Here are two siblings I picked up recently, Adnams Broadside Original Ale and Adnams Suffolk Strong Bitter. This first was $2.99 USD at the Party Source, the second $3.25 CND at the LCBO. With taxes and custom costs, the first likely cost at least $5.00 CND. The cost of research.
The brewery says of itself:
Discerning drinkers have been enjoying the superb taste of Adnams beers since 1872. Brewed in the Suffolk coastal town of Southwold, they owe their unique flavour to the finest East Anglian barley, old-fashioned English hop varieties and famous Adnams yeast.It also says it sells wine and owns two hotels, part of the unending job of old brewers to diversify to stay alive that you can read about in excellent recent histories of the British brewing scene like Man Walks into a Pub by Pete Brown or Martyn Cornell's Beer: The Story of the Pint - both books highly recommended by the way.
- Broadside Original Ale: In Michael Jackson's Great Beer Guide, my paperback copy published in 2000, this beer is called Broadside Strong Ale and at 6.0% that is a reasonable claim.

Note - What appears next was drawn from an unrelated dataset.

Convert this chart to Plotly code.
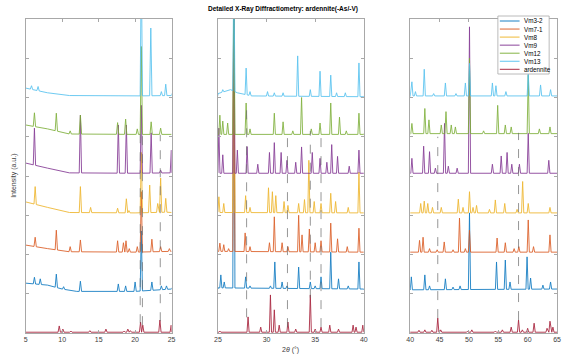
import numpy as np
import plotly.graph_objects as go

# ---------------- data ----------------
SERIES_NAMES = ["Vm3-2", "Vm7-1", "Vm8", "Vm9", "Vm12", "Vm13", "ardennite"]
SERIES_COLORS = ["#0072BD", "#D95319", "#EDB120", "#7E2F8E", "#77AC30", "#4DBEEE", "#A2142F"]

PANEL_RANGES = [(5, 25), (25, 40), (40, 65)]
PANEL1_TICKS = [5, 10, 15, 20, 25]
PANEL2_TICKS = [25, 30, 35, 40]
PANEL3_TICKS = [40, 45, 50, 55, 60, 65]

# baseline anchors (2theta, intensity with offset)
VM3_2_BASE = [(5, 1.27), (8, 1.22), (10, 1.12), (12, 1.06), (20, 1.06), (25, 1.12),
              (25.01, 1.15), (40, 1.12), (40.01, 1.1), (65, 1.12)]
VM7_1_BASE = [(5, 2.24), (8, 2.15), (11, 2.07), (20, 2.06), (25, 2.08),
              (25.01, 2.08), (40, 2.06), (40.01, 2.06), (65, 2.06)]
VM8_BASE = [(5, 3.34), (8, 3.2), (11, 3.07), (20, 3.06), (25, 3.08),
            (25.01, 3.07), (40, 3.06), (40.01, 3.06), (65, 3.06)]
VM9_BASE = [(5, 4.33), (8, 4.2), (11, 4.08), (20, 4.07), (25, 4.08),
            (25.01, 4.07), (40, 4.07), (40.01, 4.07), (65, 4.07)]
VM12_BASE = [(5, 5.30), (8, 5.2), (11, 5.07), (20, 5.06), (25, 5.06),
             (25.01, 5.06), (40, 5.06), (40.01, 5.08), (65, 5.08)]
VM13_BASE = [(5, 6.24), (8, 6.12), (11, 6.05), (20, 6.04), (25, 6.05),
             (25.01, 6.1), (26.3, 6.2), (27, 6.12), (28.5, 6.04), (40, 6.02),
             (40.01, 6.04), (65, 6.04)]
ARD_BASE = [(5, 0.02), (25, 0.02), (25.01, 0.02), (40, 0.02), (40.01, 0.02), (65, 0.02)]

# peaks (2theta, peak top)
VM3_2_PEAKS = [(6.2, 1.42), (7.0, 1.38), (9.2, 1.5), (10.2, 1.18), (12.5, 1.32), (17.7, 1.25),
               (18.7, 1.2), (20.0, 1.3), (20.85, 2.6), (22.3, 1.3), (23.6, 1.2), (24.3, 1.2),
               (25.3, 1.48), (25.65, 1.3), (26.64, 9.0), (27.85, 1.43), (28.3, 1.2), (30.4, 1.2),
               (30.85, 1.81), (31.6, 1.3), (32.1, 1.2), (33.3, 1.68), (34.5, 1.3), (35.0, 1.2),
               (35.6, 1.43), (36.6, 2.06), (37.4, 1.38), (38.4, 1.2), (39.5, 1.81),
               (40.2, 1.43), (42.5, 1.48), (43.3, 1.2), (46.0, 1.38), (47.3, 1.17), (48.5, 1.2),
               (50.1, 3.06), (54.7, 1.81), (56.2, 1.86), (57.0, 1.3), (59.9, 1.94), (60.5, 1.4),
               (62.6, 1.22), (63.9, 1.3)]
VM7_1_PEAKS = [(6.3, 2.44), (9.2, 2.62), (11.1, 2.2), (12.5, 2.37), (17.6, 2.35), (18.4, 2.3),
               (18.75, 2.35), (19.2, 2.15), (20.3, 2.2), (20.85, 3.6), (22.3, 2.39), (23.5, 2.2),
               (24.7, 2.15),
               (25.2, 2.29), (25.6, 2.25), (26.1, 2.15), (26.64, 9.0), (27.8, 2.55), (28.3, 2.2),
               (30.3, 2.3), (30.8, 2.96), (31.6, 2.3), (32.2, 2.2), (33.3, 3.0), (33.65, 2.5),
               (34.4, 2.65), (35.0, 2.3), (35.6, 2.35), (36.6, 2.8), (37.3, 2.4), (38.3, 2.2),
               (39.5, 2.67),
               (41.6, 2.36), (42.2, 2.44), (43.3, 2.15), (44.6, 2.12), (45.8, 2.32), (47.3, 2.12),
               (48.4, 2.93), (49.4, 2.15), (50.1, 2.62), (54.8, 2.42), (56.2, 2.3), (57.7, 2.15),
               (58.5, 2.2), (60.1, 2.88), (61.0, 2.2), (63.8, 2.5)]
VM8_PEAKS = [(6.3, 3.73), (12.5, 3.73), (13.9, 3.2), (17.6, 3.18), (18.8, 3.42), (19.15, 3.12),
             (20.85, 4.6), (22.0, 3.77), (23.1, 3.3), (23.5, 3.95), (24.2, 3.43),
             (25.1, 3.47), (25.6, 3.3), (26.64, 9.0), (27.85, 3.5), (28.3, 3.2), (30.2, 3.7),
             (30.6, 3.6), (30.95, 3.5), (31.8, 3.35), (32.2, 3.25), (33.3, 3.3), (33.9, 3.4),
             (34.35, 4.4), (34.9, 3.35), (35.6, 3.3), (36.6, 3.56), (37.1, 3.35), (38.4, 3.2),
             (39.5, 4.1),
             (41.8, 3.3), (42.4, 3.36), (43.0, 3.3), (43.8, 3.2), (45.3, 3.2), (48.2, 3.41),
             (49.0, 3.2), (50.1, 3.6), (50.7, 3.2), (51.3, 3.25), (53.5, 3.15), (54.5, 3.39),
             (56.1, 3.3), (58.2, 3.15), (59.15, 3.86), (60.1, 3.3), (63.8, 3.2)]
VM9_PEAKS = [(6.2, 5.22), (12.5, 5.55), (17.7, 5.3), (18.8, 5.3), (20.85, 5.8), (22.2, 5.1),
             (23.5, 4.15), (24.97, 4.66),
             (25.1, 5.22), (25.5, 4.54), (26.64, 9.0), (27.0, 4.66), (28.0, 4.75), (29.1, 4.3),
             (30.3, 4.6), (30.8, 4.85), (31.5, 4.6), (32.1, 4.4), (33.0, 4.35), (33.6, 4.74),
             (34.7, 4.6), (35.5, 4.45), (36.2, 4.35), (36.7, 4.8), (37.3, 4.5), (38.5, 4.25),
             (39.5, 4.66),
             (40.3, 4.45), (42.3, 4.76), (43.3, 4.62), (44.3, 4.2), (45.85, 5.34), (46.5, 4.25),
             (48.0, 4.2), (50.1, 7.8), (54.0, 4.3), (55.5, 4.51), (56.5, 4.6), (57.3, 4.3),
             (58.6, 4.3), (60.1, 5.09), (63.6, 4.4)]
VM12_PEAKS = [(6.2, 5.61), (9.2, 5.6), (11.1, 5.15), (12.5, 5.55), (17.6, 5.36), (18.7, 5.45),
              (20.3, 5.2), (20.85, 7.3), (22.2, 5.38), (23.5, 5.22),
              (25.2, 5.55), (25.5, 5.4), (26.0, 5.35), (26.64, 9.0), (27.9, 5.86), (28.3, 5.2),
              (30.8, 5.6), (31.7, 5.38), (32.7, 5.15), (33.6, 6.0), (34.6, 5.2), (35.5, 5.35),
              (36.6, 5.86), (37.5, 5.5), (38.2, 5.15), (39.5, 5.6),
              (40.3, 5.34), (42.5, 5.72), (43.2, 5.43), (45.3, 5.3), (46.1, 5.64), (47.0, 5.3),
              (47.7, 5.25), (50.1, 7.0), (52.5, 5.15), (54.9, 5.8), (56.2, 5.3), (57.2, 5.25),
              (60.1, 6.57), (62.0, 5.2), (63.8, 5.25)]
VM13_PEAKS = [(5.8, 6.3), (6.7, 6.28), (20.85, 9.5), (22.15, 7.77), (23.6, 6.15), (24.2, 6.34),
              (25.5, 6.2), (26.64, 9.5), (27.9, 6.75), (28.3, 6.15), (30.1, 6.15), (30.8, 6.12),
              (31.7, 6.12), (33.2, 7.06), (34.5, 6.2), (35.5, 6.67), (36.6, 6.57), (37.2, 6.12),
              (38.1, 6.12), (39.5, 6.88),
              (40.3, 6.4), (40.9, 6.15), (42.4, 6.72), (44.0, 6.1), (46.0, 6.37), (47.8, 6.1),
              (49.4, 6.37), (50.1, 6.87), (54.0, 6.37), (54.6, 6.3), (56.3, 6.15), (60.1, 6.6),
              (62.2, 6.32), (63.9, 6.2)]
ARD_PEAKS = [(9.6, 0.18), (10.1, 0.1), (11.2, 0.05), (13.8, 0.06), (16.0, 0.1), (18.5, 0.05),
             (19.0, 0.1), (19.35, 0.06), (20.75, 0.28), (21.05, 0.2), (23.4, 0.33), (24.95, 0.2),
             (25.2, 0.05), (28.1, 0.41), (29.4, 0.15), (30.4, 0.97), (30.8, 0.59), (31.3, 0.2),
             (32.2, 0.28), (33.0, 0.1), (34.5, 0.97), (35.0, 0.1), (35.6, 0.15), (36.5, 0.2),
             (37.4, 0.1), (38.9, 0.2), (39.2, 0.15), (39.9, 0.2),
             (41.5, 0.07), (42.5, 0.08), (43.7, 0.07), (44.7, 0.38), (45.2, 0.08), (49.8, 0.05),
             (50.5, 0.08), (54.5, 0.05), (55.7, 0.08), (57.2, 0.15), (58.45, 0.33), (59.1, 0.08),
             (60.0, 0.12), (61.1, 0.25), (63.3, 0.12), (63.8, 0.3), (64.3, 0.15)]

# reference-line positions (dashed) and their extent
DASH_X = [20.7, 21.0, 23.45, 27.95, 32.15, 34.5, 35.6, 44.7, 58.45]
DASH_BOTTOM = [0.25, 0.2, 0.3, 0.4, 0.15, 0.9, 0.15, 0.38, 0.33]
DASH_TOP = [5.1, 5.1, 5.05, 5.85, 5.05, 5.15, 5.2, 5.0, 5.1]

BASES = [VM3_2_BASE, VM7_1_BASE, VM8_BASE, VM9_BASE, VM12_BASE, VM13_BASE, ARD_BASE]
PEAKS = [VM3_2_PEAKS, VM7_1_PEAKS, VM8_PEAKS, VM9_PEAKS, VM12_PEAKS, VM13_PEAKS, ARD_PEAKS]

# ---------------- figure ----------------
W, H = 563, 358
HALF_WIDTH = [0.16, 0.11, 0.19]  # peak half-width per panel (degrees)
PANEL_PX = [(22, 170), (217, 365), (412, 561)]
Y_PX = (19, 333)


def polyline(base, peaks, lo, hi, hw):
    bx = np.array([p[0] for p in base if lo - 0.02 <= p[0] <= hi + 0.02])
    by = np.array([p[1] for p in base if lo - 0.02 <= p[0] <= hi + 0.02])
    pk = [p for p in peaks if lo <= p[0] <= hi]
    pts = []
    for x, y in zip(bx, by):
        if all(abs(x - p[0]) > hw for p in pk):
            pts.append((x, y))
    for x, top in pk:
        for fx in (x - hw, x + hw):
            fx = min(max(fx, lo), hi)
            pts.append((fx, float(np.interp(fx, bx, by))))
        pts.append((x, top))
    pts.sort(key=lambda p: p[0])
    return [p[0] for p in pts], [p[1] for p in pts]


fig = go.Figure()
for k, (lo, hi) in enumerate(PANEL_RANGES):
    xa = "x" if k == 0 else f"x{k+1}"
    ya = "y" if k == 0 else f"y{k+1}"
    for name, color, base, peaks in zip(SERIES_NAMES, SERIES_COLORS, BASES, PEAKS):
        xs, ys = polyline(base, peaks, lo, hi, HALF_WIDTH[k])
        fig.add_trace(go.Scatter(x=xs, y=ys, mode="lines", name=name, legendgroup=name,
                                 showlegend=False, xaxis=xa, yaxis=ya, opacity=0.9,
                                 line=dict(color=color, width=0.9)))
    for dx, db, dt in zip(DASH_X, DASH_BOTTOM, DASH_TOP):
        if lo <= dx <= hi:
            fig.add_trace(go.Scatter(x=[dx, dx], y=[db, dt], mode="lines", showlegend=False,
                                     xaxis=xa, yaxis=ya, hoverinfo="skip",
                                     line=dict(color="#6a6a6a", width=0.7, dash="dash")))

axis_common = dict(showline=True, linecolor="#a8a8a8", linewidth=1, mirror="ticks",
                   ticks="inside", ticklen=3, tickcolor="#a8a8a8", showgrid=False,
                   zeroline=False)
ticklists = [PANEL1_TICKS, PANEL2_TICKS, PANEL3_TICKS]
y0, y1 = 1 - Y_PX[1] / H, 1 - Y_PX[0] / H
layout = dict(width=W, height=H, margin=dict(l=0, r=0, t=0, b=0),
              paper_bgcolor="white", plot_bgcolor="white", showlegend=False,
              font=dict(family="Liberation Sans, Arial, sans-serif", size=7, color="#404040"))
for k, (lo, hi) in enumerate(PANEL_RANGES):
    sx = "" if k == 0 else str(k + 1)
    layout[f"xaxis{sx}"] = dict(axis_common, domain=[PANEL_PX[k][0] / W, PANEL_PX[k][1] / W],
                                range=[lo, hi], tickvals=ticklists[k],
                                ticktext=[str(t) for t in ticklists[k]],
                                tickfont=dict(size=7, color="#404040"),
                                anchor="y" if k == 0 else f"y{k+1}")
    layout[f"yaxis{sx}"] = dict(axis_common, domain=[y0, y1], range=[0, 8], dtick=1,
                                showticklabels=False,
                                anchor="x" if k == 0 else f"x{k+1}")
fig.update_layout(**layout)

ann = [
    dict(text="<b>Detailed X-Ray Diffractiometry: ardennite(-As/-V)</b>", x=283 / W, y=1 - 9 / H,
         xref="paper", yref="paper", showarrow=False, xanchor="center", yanchor="middle",
         font=dict(size=6.5, color="#000000")),
    dict(text="Intensity (a.u.)", x=10 / W, y=1 - 176 / H, xref="paper", yref="paper",
         showarrow=False, textangle=-90, xanchor="center", yanchor="middle",
         font=dict(size=7, color="#404040")),
    dict(text="2<i>θ</i> (°)", x=291 / W, y=1 - 350 / H, xref="paper", yref="paper",
         showarrow=False, xanchor="center", yanchor="middle", font=dict(size=7, color="#404040")),
]
shapes = [dict(type="rect", xref="paper", yref="paper", x0=501 / W, x1=553 / W,
               y0=1 - 74 / H, y1=1 - 16 / H, line=dict(color="#a8a8a8", width=0.8),
               fillcolor="white", layer="above")]
for i, (name, color) in enumerate(zip(SERIES_NAMES, SERIES_COLORS)):
    yc = 1 - (21 + 8.05 * i) / H
    shapes.append(dict(type="line", xref="paper", yref="paper", x0=503 / W, x1=523 / W,
                       y0=yc, y1=yc, line=dict(color=color, width=0.9), layer="above"))
    ann.append(dict(text=name, x=525 / W, y=yc, xref="paper", yref="paper", showarrow=False,
                    xanchor="left", yanchor="middle", font=dict(size=6.3, color="#000000")))
fig.update_layout(annotations=ann, shapes=shapes)

fig.write_html("out.html", config={"displayModeBar": False},
               post_script="document.body.style.margin='0';")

He says it is:
...an amber-red string ale with a rocky head; firm, remarkably smooth body; mellow, nutty malt flavours; a cherrylike finish, enough lingering dryness to make the drinking thirst for anotherI find Jackson's descriptions a bit ripe and too blandly positive sometimes - and a wee bit generic...but it is a difficult thing to describe taste in words and, even though this review appears on page 11 of his 542 page book, you can imagine that the adjective have to be allocated somewhat judiciously throughout a text reviewing 500 brews to ensure each of the 500 get a favourable touch, equally distributing the concept of "great".

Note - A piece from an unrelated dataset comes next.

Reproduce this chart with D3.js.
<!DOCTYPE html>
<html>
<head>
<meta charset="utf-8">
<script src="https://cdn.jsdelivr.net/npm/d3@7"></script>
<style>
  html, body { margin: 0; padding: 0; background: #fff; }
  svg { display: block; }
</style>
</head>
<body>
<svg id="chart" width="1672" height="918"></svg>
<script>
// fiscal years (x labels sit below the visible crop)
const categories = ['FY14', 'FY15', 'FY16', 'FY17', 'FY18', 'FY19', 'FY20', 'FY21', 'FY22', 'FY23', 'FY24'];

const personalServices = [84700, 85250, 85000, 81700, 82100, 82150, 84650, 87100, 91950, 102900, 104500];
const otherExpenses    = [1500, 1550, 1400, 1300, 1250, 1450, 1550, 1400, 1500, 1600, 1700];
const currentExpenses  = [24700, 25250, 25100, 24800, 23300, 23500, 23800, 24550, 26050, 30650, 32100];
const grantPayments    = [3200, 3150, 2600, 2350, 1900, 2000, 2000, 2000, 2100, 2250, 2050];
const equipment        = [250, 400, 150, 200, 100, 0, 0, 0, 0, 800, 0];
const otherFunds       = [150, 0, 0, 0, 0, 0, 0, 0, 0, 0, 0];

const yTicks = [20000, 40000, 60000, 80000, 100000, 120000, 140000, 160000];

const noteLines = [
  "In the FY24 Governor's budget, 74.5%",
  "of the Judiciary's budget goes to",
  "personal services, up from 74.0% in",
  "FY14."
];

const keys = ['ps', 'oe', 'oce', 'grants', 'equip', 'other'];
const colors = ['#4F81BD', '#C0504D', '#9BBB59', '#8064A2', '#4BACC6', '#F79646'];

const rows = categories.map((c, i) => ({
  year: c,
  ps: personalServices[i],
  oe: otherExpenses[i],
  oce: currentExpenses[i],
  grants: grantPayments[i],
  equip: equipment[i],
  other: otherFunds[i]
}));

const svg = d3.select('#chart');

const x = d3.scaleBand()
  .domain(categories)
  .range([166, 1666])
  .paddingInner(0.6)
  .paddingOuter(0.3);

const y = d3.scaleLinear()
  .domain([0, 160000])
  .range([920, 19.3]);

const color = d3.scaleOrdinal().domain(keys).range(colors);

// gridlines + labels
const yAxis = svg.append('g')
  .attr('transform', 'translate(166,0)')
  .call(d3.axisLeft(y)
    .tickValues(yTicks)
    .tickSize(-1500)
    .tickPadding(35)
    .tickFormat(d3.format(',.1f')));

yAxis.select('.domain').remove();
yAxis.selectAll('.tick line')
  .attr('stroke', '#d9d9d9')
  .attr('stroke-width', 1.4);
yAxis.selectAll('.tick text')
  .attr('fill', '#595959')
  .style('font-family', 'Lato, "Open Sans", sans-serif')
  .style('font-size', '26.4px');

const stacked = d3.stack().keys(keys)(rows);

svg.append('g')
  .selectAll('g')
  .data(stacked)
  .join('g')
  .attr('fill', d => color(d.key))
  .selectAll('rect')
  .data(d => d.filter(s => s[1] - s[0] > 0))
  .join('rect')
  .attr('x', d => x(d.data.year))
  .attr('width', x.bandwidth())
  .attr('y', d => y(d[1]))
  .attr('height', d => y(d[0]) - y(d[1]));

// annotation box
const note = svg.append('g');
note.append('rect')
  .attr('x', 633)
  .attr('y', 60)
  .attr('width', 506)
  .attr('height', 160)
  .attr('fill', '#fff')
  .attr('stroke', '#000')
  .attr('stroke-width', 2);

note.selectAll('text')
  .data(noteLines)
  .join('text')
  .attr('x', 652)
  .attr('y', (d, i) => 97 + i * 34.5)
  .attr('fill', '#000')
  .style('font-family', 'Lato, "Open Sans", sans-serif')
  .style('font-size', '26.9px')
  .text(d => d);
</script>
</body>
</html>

My existence is not so restricted as I am not bound by such convention. The first thing I encountered was a big creamy orange malty wave. Not unlike a Terry's chocolate orange was my immediate impression. The hops goldings can be manipulated by the brewer to create a real rich orange juice tone in an ale. This matches well with the hefty use of dark crystal malt which gives raisiny and butter tastes. This is a big blanket of a beer - comforting, warming, even supporting your excuses for unfortunate lifestyle decisions in your past. It is a soft ale with a big body, with a suggestion of the tang old ale under the rich, slightly leathery patina. Patina like that rich dark stuff on old furniture that builds up in the crevices. A great comparator would be Charles Wells Bombardier which I have described as sitting at the place where pale ale and old ale meet. The same is true for Broadside. The Advocators approve.
- Adnams Suffolk Strong Bitter: This ale has a bit of rustic edge, more bitter than flowery, more malty than herbal. Just going from notes, it is more in the nature of Black Sheep Ale or Cooperstown Back Yard India Pale Ale. Under that roughness in this case there is also some orange as well as raisin, some of the same flavours in the Broadside in a lighter version. This is not, however, a light bodied beer by any respect. Even at 4.5% it is a mouthful. The brewery says it is:
refreshing beer of real flavour, SSB is distinctively hoppy and deliciously dry - perfect served cool.It does have a very dry end, slightly astringent. Michael Jackson says in his Great Beer Guide that it has "a firm, dry biscuity, malt background" and notes that the main hop is Fuggles. I don't get the biscuity on this beer but the rest rings true. If there is a biscuit in there is just as likely to call it raisin bread. Taste is a funny thing and different people combine elements to create different analogies. For me, if there is raisin due to dark crystal malt, that is an important note to note. BAers approve. One uses a great word that is spot on with this certain type of hop bitterness: chewy.